California’s K-12 schools are being set up for a fall of epic proportions

If we are reading the laws about school reserves correctly, California’s K-12 schools are being set up for a fall of epic proportions unless schools or the state save much more from surging revenues.

Under conditions likely to be met this year, non-basic aid school districts with more than 2,500 Average Daily Attendance must cap reserves at only 10 percent of expenditures, but 10 percent is just one-sixth of the drop in state revenues — the principal source of school revenues — that DOF forecasts will occur over three years from a stock market decline no greater than the declines of 2001 and 2008. In such a decline, after tapping a State-Level School Reserve that (as of July 1) will hold less than five percent of school expenditures, the Legislature would have to choose between not protecting schools or taking funds from state reserves that — as of now — the Legislature and Governor are planning to fund with less than one-quarter of the forecasted decline, thereby starving other programs.

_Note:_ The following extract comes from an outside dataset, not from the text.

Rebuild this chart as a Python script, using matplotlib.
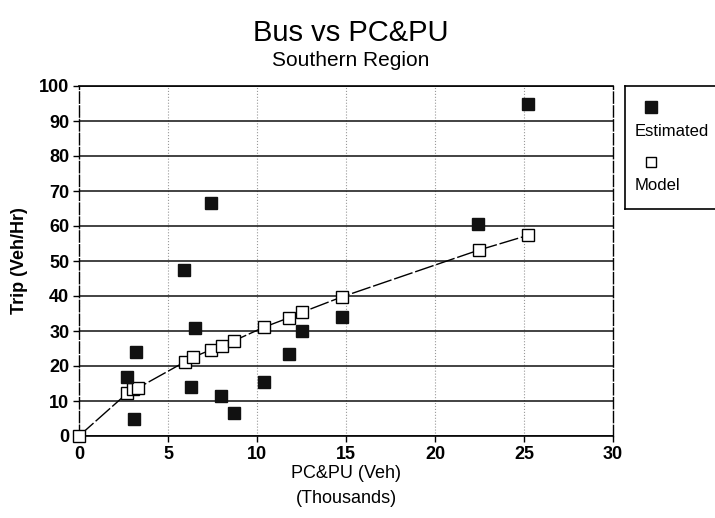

Today’s revenues are much higher than the revenues before the 2001 and 2008 declines:

The revenue declines in 2001 and 2008 will look small compared to the decline that revenues will suffer from today’s loftier level. Neither school districts nor the state are sufficiently reserved relative to the volatility and size of our revenues. The budget the Legislature must pass in six days should require the state and school districts to save much more than is currently planned.